This story is in the pictures and the mind of a steeplejack named Jack O’Brian who on a August day in 1942 was painting the flagpole on a building that was once the tallest on the west coast of North America.
The National Realty Building was topped out in 1910 between 11th and 12th on Pacific Avenue in Tacoma. At the time nobody in the far west was pushing steel frame skyscrapers anywhere near the lofty heights of Chicago where 15 and 20 story building were becoming commonplace. The National Realty Building, later called the Puget Sound Bank Building, was 16 full stories and on the Pacific Avenue facade a steep hipped roof was added above an elaborate Beaux Arts cornice. The high architectural style was on full display at the time with both the new Federal Courthouse just to the east and the nearly finished Union Station down Pacific designed in the same formal style. The builders were fully aware of the height distinction they were going for, roofing the tower in metallic gold and adding a 50 foot flagpole. Almost before it was full of tenants, L.C. Smith, the typewriter and firearms magnet, began work on a 38 story building in Seattle. Smith Tower was finished in 1914 and stayed the tallest building on the west coast until the Space Needle was opened for the 1962 World’s Fair.
The National Realty Building still stands at 1119 Pacific Avenue in Tacoma.

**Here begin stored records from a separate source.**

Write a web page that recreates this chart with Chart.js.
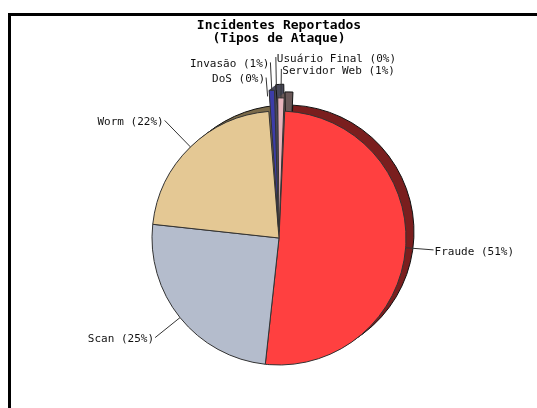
<!DOCTYPE html>
<html>
<head>
<meta charset="utf-8">
<script src="https://cdn.jsdelivr.net/npm/chart.js@4/dist/chart.umd.min.js"></script>
<style>
  html, body { margin: 0; padding: 0; background: #fff; overflow: hidden; width: 537px; height: 408px; }
  #frame { position: absolute; left: 8px; top: 13px; width: 620px; height: 520px; border: 3px solid #000; box-sizing: border-box; }
  #wrap { position: absolute; left: 11px; top: 16px; width: 536px; height: 420px; }
</style>
</head>
<body>
<div id="frame"></div>
<div id="wrap"><canvas id="chart" width="536" height="420"></canvas></div>
<script>
// Incident categories and their share of reported incidents (%)
const categories = ['Fraude', 'Scan', 'Worm', 'DoS', 'Invasão', 'Usuário Final', 'Servidor Web'];
const shares = [51, 25, 22, 0, 1, 0, 1];
const titleLines = ['Incidentes Reportados', '(Tipos de Ataque)'];

// Styling
const faceColors = ['#ff4040', '#b4bccc', '#e4c894', '#8fc88f', '#3c3ca8', '#c8c8c8', '#e8b4bc'];
const sideColors = ['#7a1e1e', '#5a5e66', '#7a6a4a', '#404040', '#48485a', '#505050', '#6a5858'];
const explode = [0, 0, 0, 30, 43, 42, 27];
const leaderLen = [28, 32, 37, 19, 28, 33, 29];
const labelSide = [1, -1, -1, -1, -1, 1, 1];   // 1 = text right of the leader, -1 = left
const depth = { dx: 8, dy: -6, steps: 8 };
const labelFont = '11px "DejaVu Sans Mono", "Liberation Mono", monospace';

// translation Chart.js applies to an exploded arc
function arcShift(el) {
  const offset = (el.options.offset || 0) / 4;
  const fix = 1 - Math.sin(Math.min(Math.PI, el.circumference || 0));
  return offset * (1 + fix);
}

function sector(ctx, cx, cy, r, a0, a1) {
  ctx.beginPath();
  ctx.moveTo(cx, cy);
  ctx.arc(cx, cy, r, a0, a1);
  ctx.closePath();
}

// dark side walls drawn behind the slice faces
const extrude = {
  id: 'extrude',
  beforeDatasetsDraw(chart) {
    const ctx = chart.ctx;
    const meta = chart.getDatasetMeta(0);
    meta.data.forEach((el, i) => {
      if (!el.circumference) return;
      const mid = (el.startAngle + el.endAngle) / 2;
      const t = arcShift(el);
      const cx = el.x + Math.cos(mid) * t;
      const cy = el.y + Math.sin(mid) * t;
      ctx.save();
      ctx.fillStyle = sideColors[i];
      for (let k = 1; k <= depth.steps; k++) {
        sector(ctx, cx + depth.dx * k / depth.steps, cy + depth.dy * k / depth.steps,
               el.outerRadius, el.startAngle, el.endAngle);
        ctx.fill();
      }
      ctx.strokeStyle = '#111';
      ctx.lineWidth = 1;
      sector(ctx, cx + depth.dx, cy + depth.dy, el.outerRadius, el.startAngle, el.endAngle);
      ctx.stroke();
      ctx.restore();
    });
  }
};

// slice labels with leader lines
const sliceLabels = {
  id: 'sliceLabels',
  afterDatasetsDraw(chart) {
    const ctx = chart.ctx;
    const meta = chart.getDatasetMeta(0);
    const total = shares.reduce((a, b) => a + b, 0);
    ctx.save();
    ctx.font = labelFont;
    ctx.fillStyle = '#111';
    ctx.strokeStyle = '#333';
    ctx.lineWidth = 1;
    ctx.textBaseline = 'middle';
    meta.data.forEach((el, i) => {
      const mid = (el.startAngle + el.endAngle) / 2;
      const r = el.outerRadius + arcShift(el);
      const ux = Math.cos(mid), uy = Math.sin(mid);
      const ax = el.x + ux * r, ay = el.y + uy * r;
      const ex = ax + ux * leaderLen[i], ey = ay + uy * leaderLen[i];
      ctx.beginPath();
      ctx.moveTo(ax, ay);
      ctx.lineTo(ex, ey);
      ctx.stroke();
      const pct = Math.round(shares[i] / total * 100);
      const text = categories[i] + ' (' + pct + '%)';
      if (labelSide[i] < 0) {
        ctx.textAlign = 'right';
        ctx.fillText(text, ex - 1, ey + 2);
      } else {
        ctx.textAlign = 'left';
        ctx.fillText(text, ex + 1, ey + 2);
      }
    });
    ctx.restore();
  }
};

new Chart(document.getElementById('chart'), {
  type: 'pie',
  data: {
    labels: categories,
    datasets: [{
      data: shares,
      backgroundColor: faceColors,
      borderColor: '#333',
      borderWidth: 1,
      offset: explode,
      radius: 127,
      rotation: 2.6
    }]
  },
  options: {
    responsive: false,
    animation: false,
    events: [],
    layout: { padding: { top: 0, bottom: 9, left: 0, right: 0 } },
    plugins: {
      legend: { display: false },
      tooltip: { enabled: false },
      title: {
        display: true,
        text: titleLines,
        color: '#000',
        font: { family: '"DejaVu Sans Mono", monospace', size: 13, weight: 'bold', lineHeight: 1.0 },
        padding: { top: 3, bottom: 4 }
      }
    }
  },
  plugins: [extrude, sliceLabels]
});
</script>
</body>
</html>
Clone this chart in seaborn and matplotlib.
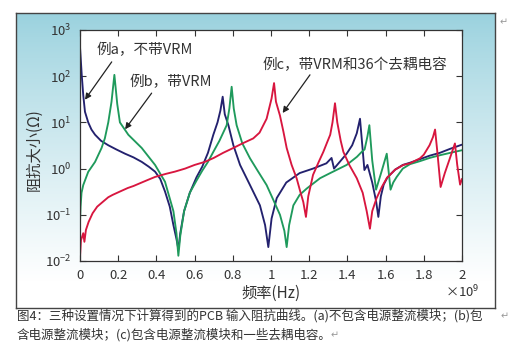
import numpy as np
import pandas as pd
import matplotlib
matplotlib.use("Agg")
import matplotlib.pyplot as plt
import seaborn as sns
from matplotlib.ticker import FixedLocator, NullLocator

# ---------------- data (frequency in units of 1e9 Hz, impedance in ohm) ----------------
freq_a = [0.0, 0.009, 0.017, 0.026, 0.043, 0.06, 0.079, 0.11, 0.148, 0.19, 0.236, 0.28, 0.323,
          0.36, 0.393, 0.42, 0.445, 0.47, 0.489, 0.505, 0.515, 0.525, 0.545, 0.575, 0.61, 0.64,
          0.67, 0.698, 0.72, 0.735, 0.747, 0.758, 0.777, 0.803, 0.838, 0.89, 0.942, 0.969, 0.986,
          1.003, 1.03, 1.08, 1.15, 1.22, 1.29, 1.317, 1.33, 1.36, 1.396, 1.425, 1.449, 1.466,
          1.489, 1.505, 1.53, 1.55, 1.562, 1.575, 1.59, 1.61, 1.65, 1.69, 1.73, 1.78, 1.83,
          1.885, 1.94, 2.0]
imp_a = [430, 107, 39, 17, 10, 7, 5.4, 4.0, 3.2, 2.6, 2.1, 1.75, 1.4,
         1.1, 0.86, 0.6, 0.32, 0.15, 0.06, 0.03, 0.018, 0.04, 0.12, 0.3, 0.65, 1.1,
         2.2, 5.4, 10, 18, 36, 15, 8.7, 3.2, 1.2, 0.44, 0.16, 0.06, 0.02,
         0.083, 0.23, 0.5, 0.8, 1.0, 1.3, 1.7, 1.0, 1.4, 2.1, 3.2, 5.8, 12,
         0.93, 1.2, 0.5, 0.2, 0.09, 0.25, 0.45, 0.65, 0.95, 1.2, 1.35, 1.6, 1.9,
         2.2, 2.7, 3.3]

freq_b = [0.0, 0.003, 0.008, 0.017, 0.043, 0.079, 0.113, 0.13, 0.148, 0.165, 0.18, 0.195,
          0.209, 0.253, 0.323, 0.393, 0.445, 0.489, 0.505, 0.515, 0.525, 0.545, 0.575, 0.61,
          0.64, 0.67, 0.698, 0.73, 0.768, 0.782, 0.794, 0.805, 0.82, 0.85, 0.89, 0.93, 0.977,
          1.01, 1.047, 1.07, 1.082, 1.095, 1.117, 1.15, 1.187, 1.257, 1.31, 1.396, 1.45, 1.475,
          1.49, 1.505, 1.515, 1.53, 1.55, 1.58, 1.606, 1.626, 1.64, 1.658, 1.69, 1.728, 1.78,
          1.83, 1.885, 1.94, 2.0]
imp_b = [0.07, 0.15, 0.3, 0.44, 0.85, 1.4, 2.8, 4.5, 10, 28, 107, 25,
         10, 5.4, 2.8, 1.2, 0.52, 0.12, 0.04, 0.013, 0.035, 0.12, 0.3, 0.55,
         0.9, 1.4, 2.3, 4.0, 8.7, 20, 59, 20, 8.7, 3.5, 1.67, 0.9, 0.44,
         0.22, 0.1, 0.045, 0.02, 0.06, 0.16, 0.27, 0.37, 0.62, 0.8, 1.2, 1.8, 2.3,
         2.6, 5.0, 8.7, 1.5, 0.35, 0.9, 2.1, 0.35, 0.5, 0.66, 1.0, 1.25, 1.45,
         1.7, 1.95, 2.2, 2.5]

freq_c = [0.0, 0.005, 0.017, 0.023, 0.031, 0.045, 0.066, 0.09, 0.119, 0.148, 0.171, 0.21,
          0.25, 0.28, 0.323, 0.36, 0.393, 0.45, 0.497, 0.55, 0.6, 0.654, 0.7, 0.75, 0.803,
          0.85, 0.907, 0.94, 0.977, 1.003, 1.016, 1.026, 1.047, 1.065, 1.082, 1.108, 1.134,
          1.155, 1.169, 1.183, 1.195, 1.22, 1.25, 1.274, 1.295, 1.31, 1.322, 1.335, 1.347,
          1.365, 1.379, 1.41, 1.449, 1.48, 1.501, 1.518, 1.53, 1.553, 1.58, 1.606, 1.65,
          1.693, 1.728, 1.78, 1.80, 1.83, 1.848, 1.859, 1.87, 1.888, 1.91, 1.935, 1.963,
          1.975, 1.99, 2.0]
imp_c = [0.012, 0.028, 0.04, 0.026, 0.047, 0.07, 0.108, 0.15, 0.19, 0.24, 0.27, 0.32,
         0.38, 0.42, 0.5, 0.58, 0.66, 0.77, 0.86, 1.0, 1.2, 1.4, 1.7, 2.2, 2.8,
         3.5, 4.5, 6.0, 12, 33, 71, 28, 14, 6.3, 2.8, 1.2, 0.62,
         0.3, 0.19, 0.09, 0.25, 0.73, 1.4, 2.3, 3.8, 5.4, 10, 26, 10,
         4.0, 2.3, 1.2, 0.62, 0.3, 0.12, 0.05, 0.12, 0.23, 0.4, 0.62, 0.95,
         1.2, 1.3, 1.67, 2.0, 3.2, 4.8, 7.0, 2.5, 0.4, 0.8, 1.6, 3.5,
         1.2, 0.45, 0.6]

case_names = ["a", "b", "c"]
case_colors = ["#23216e", "#1f9a5c", "#d8163f"]

x_ticks = [0, 0.2, 0.4, 0.6, 0.8, 1.0, 1.2, 1.4, 1.6, 1.8, 2.0]
x_tick_labels = ["0", "0.2", "0.4", "0.6", "0.8", "1", "1.2", "1.4", "1.6", "1.8", "2"]
y_ticks = [1e-2, 1e-1, 1e0, 1e1, 1e2, 1e3]
y_tick_labels = [r"$\mathregular{10^{-2}}$", r"$\mathregular{10^{-1}}$", r"$\mathregular{10^{0}}$",
                 r"$\mathregular{10^{1}}$", r"$\mathregular{10^{2}}$", r"$\mathregular{10^{3}}$"]

label_a = "例a，不带VRM"
label_b = "例b，带VRM"
label_c = "例c，带VRM和36个去耦电容"
x_label = "频率(Hz)"
y_label = "阻抗大小(Ω)"
caption_1 = "图4：三种设置情况下计算得到的PCB 输入阻抗曲线。(a)不包含电源整流模块；(b)包"
caption_2 = "含电源整流模块；(c)包含电源整流模块和一些去耦电容。"

# ---------------- build long-form table ----------------
df = pd.concat([
    pd.DataFrame({"freq": freq_a, "Z": imp_a, "case": "a"}),
    pd.DataFrame({"freq": freq_b, "Z": imp_b, "case": "b"}),
    pd.DataFrame({"freq": freq_c, "Z": imp_c, "case": "c"}),
], ignore_index=True)

sns.set_style("ticks")
plt.rcParams["font.family"] = ["Noto Sans CJK SC", "DejaVu Sans"]
plt.rcParams["mathtext.default"] = "regular"

W, H = 520, 360
fig = plt.figure(figsize=(W / 100, H / 100), dpi=100)
fig.patch.set_facecolor("white")

def fx(px):
    return px / W

def fy(py):
    return 1 - py / H

# gradient panel
bg = fig.add_axes([fx(16), fy(308), fx(495 - 16), (308 - 13) / H], zorder=0)
t = np.linspace(0, 1, 256)[:, None]
top = np.array([0.60, 0.82, 0.87])
bot = np.array([1.0, 1.0, 1.0])
w = np.clip(t * 1.1, 0, 1) ** 0.85
grad = top[None, None, :] * (1 - w[..., None]) + bot[None, None, :] * w[..., None]
grad = np.repeat(grad, 4, axis=1)
bg.imshow(grad, aspect="auto", extent=[0, 1, 0, 1], origin="upper")
bg.set_xticks([])
bg.set_yticks([])
for s in bg.spines.values():
    s.set_color("#444444")
    s.set_linewidth(1.0)

# main axes
ax = fig.add_axes([fx(80), fy(261), fx(462 - 80), (261 - 30) / H], zorder=2)
ax.set_facecolor("white")
sns.lineplot(data=df, x="freq", y="Z", hue="case", hue_order=case_names,
             palette=case_colors, estimator=None, sort=False, legend=False,
             linewidth=1.35, ax=ax)
ax.set_yscale("log")
ax.set_xlim(0, 2)
ax.set_ylim(1e-2, 1e3)
ax.xaxis.set_major_locator(FixedLocator(x_ticks))
ax.set_xticklabels(x_tick_labels)
ax.yaxis.set_major_locator(FixedLocator(y_ticks))
ax.yaxis.set_minor_locator(NullLocator())
ax.set_yticklabels(y_tick_labels)
ax.tick_params(axis="both", which="major", direction="in", length=4, width=0.8,
               top=True, right=True, labelsize=9.5, labelcolor="#333333", color="#333333", pad=6)
ax.set_xlabel("")
ax.set_ylabel("")
for s in ax.spines.values():
    s.set_color("#333333")
    s.set_linewidth(0.9)

# annotations
arrow = dict(arrowstyle="-|>", color="#222222", lw=0.9, mutation_scale=9, shrinkA=0, shrinkB=0)
ax.annotate("", xy=(0.026, 31), xytext=(0.166, 204), arrowprops=arrow)
ax.annotate("", xy=(0.236, 7.1), xytext=(0.375, 43), arrowprops=arrow)
ax.annotate("", xy=(1.061, 16), xytext=(1.204, 107), arrowprops=arrow)
ax.text(0.34, 370, label_a, ha="center", va="center", fontsize=10.5, color="#333333")
ax.text(0.476, 74, label_b, ha="center", va="center", fontsize=10.5, color="#333333")
ax.text(1.44, 174, label_c, ha="center", va="center", fontsize=10.5, color="#333333")

# axis labels
fig.text(fx(34), fy(150), y_label, rotation=90, ha="center", va="center", fontsize=11, color="#333333")
fig.text(fx(271), fy(293), x_label, ha="center", va="center", fontsize=11, color="#333333")
fig.text(fx(462), fy(292), r"$\mathregular{\times10^{9}}$", ha="center", va="center",
         fontsize=9.5, color="#333333")

# caption
fig.text(fx(17), fy(316), caption_1, ha="left", va="center", fontsize=9, color="#333333",
         style="italic")
fig.text(fx(17), fy(335), caption_2, ha="left", va="center", fontsize=9, color="#333333",
         style="italic")
fig.text(fx(505), fy(316), "↵", ha="center", va="center", fontsize=7, color="#999999",
         family=["DejaVu Sans"])
fig.text(fx(335), fy(335), "↵", ha="center", va="center", fontsize=7, color="#999999",
         family=["DejaVu Sans"])
fig.text(fx(504), fy(22), "↵", ha="center", va="center", fontsize=7, color="#999999",
         family=["DejaVu Sans"])

fig.savefig("out.png", dpi=100)
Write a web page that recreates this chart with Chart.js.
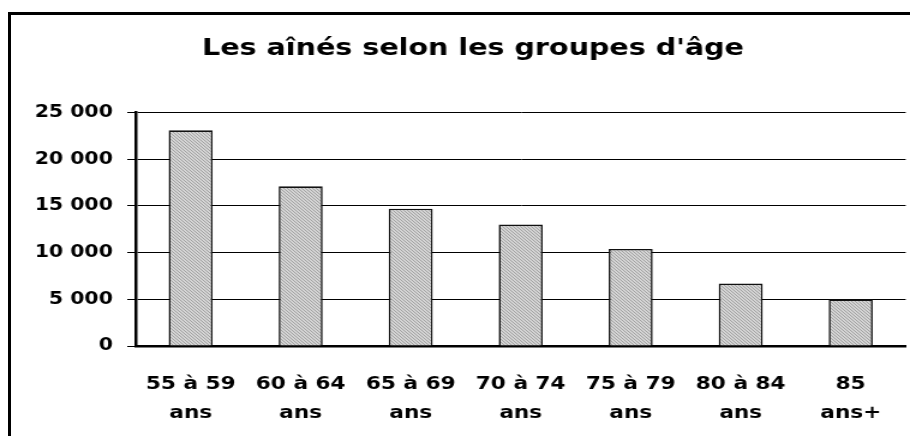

On August 13, 1942, 48 year old Jack O’Brian rigged his bosun’s chair for a climb to the 400 foot top of the flagpole. With his lidded paint pail and tethered brushes he worked his way down leaving a heavy coat of dark paint. There was no trick to the work. He had been doing it for 30 years and except for a wave to the photographer from Richards Studios, he wrapped up the job in a few hours. Routine. The photographers work-with it dizzying perspectives and compositions-seemed to take more effort.